Remember they are RPGs, and rpgs are "omni-games" where you can always add more and more features. They are never "finished", you can always have a more complete experience.

Guns in the game? You could also add melee weapons!
You have melee weapons? But it would be cool to also have unarmed combat!
And stealth! Because it would suck if you can't avoid enemies!
And accessories for the weapons! and upgrades!
And the npcs should be realistic and having a schedule and their own lives!
It's ok to be able to eat food and drink liquids, but can you get sick?
Talking to npcs? Several options? Good, but I hope your appearance, race, knowledge, charisma, reputation and other factors have influence in the options!

Etc etc

And of course, games that try to have a huge scope like that will implement features without good polish. Like your example with weapon mods.
 

Metal B

Member
Would this rule still apply if the world was still large but was chock full of unique content?
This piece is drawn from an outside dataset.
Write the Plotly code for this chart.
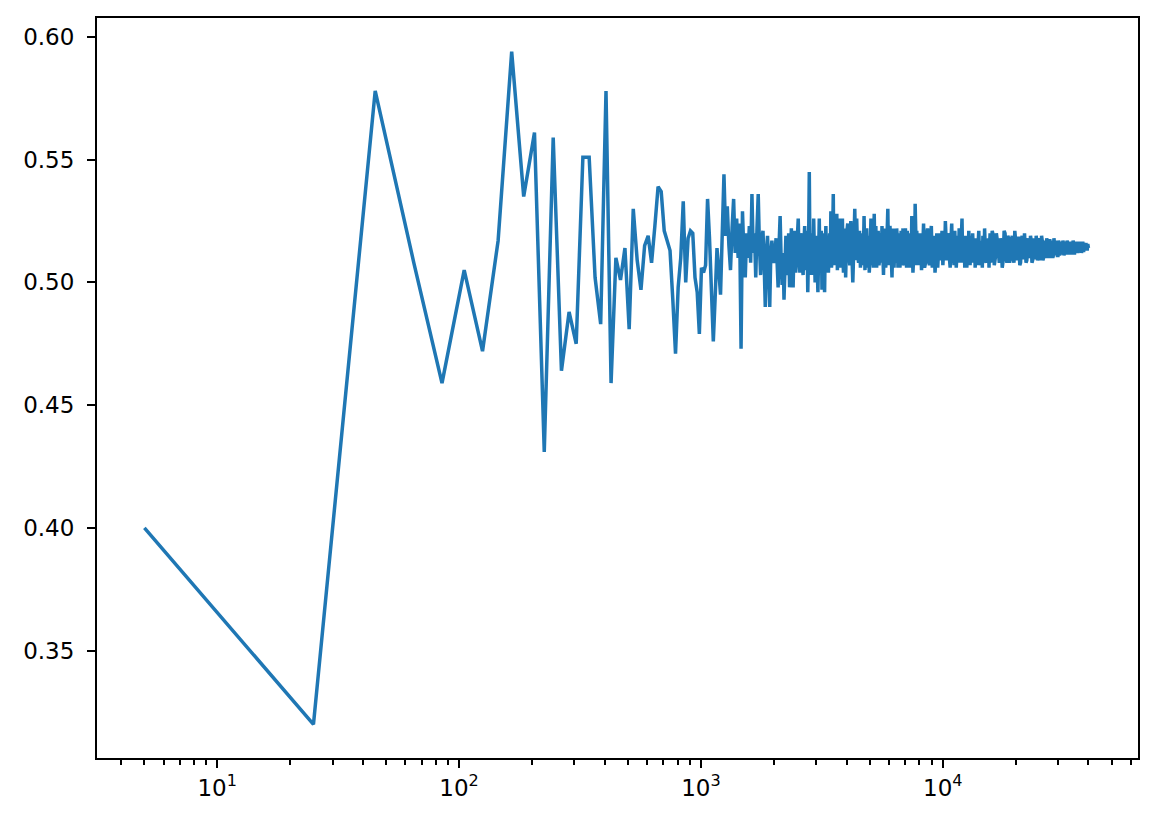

We saw the early examples of this in New Vegas: every location when taken on its own was unique from the rest.
It's a wasteland, it should not be full of unique content. Instead the settlements should create the content, similar how Fallout 1 & 2 worked. They follow the rules of almost every apocalypse story: Even after the end people still are assholes to each other; and this creates enough content for interesting stories and mission. Especially if you pack mutants, science-fiction-magic and dungeons on top of it.

In Fallout 3 and New Vegas their is this hard contrast between size, population, distance, story and design.
 

MaxiLive

Member
Nope I think they are finished projects they are just crazy ambitious and don't focus on perfecting systems. Instead the design is based around adding more systems and opening the gameplay in more ways for the player to enjoy/break.

I don't think they spend much time of trying to pretend this isn't a game and hiding the complexity of what is happening behind the scenes.
 

Stevey

Member
I played New Vegas on release day on 360 and that didn't feel finished at all.
I own it with all the DLC on Steam now, but that one play through put me off for good, cant even get past the character creator now.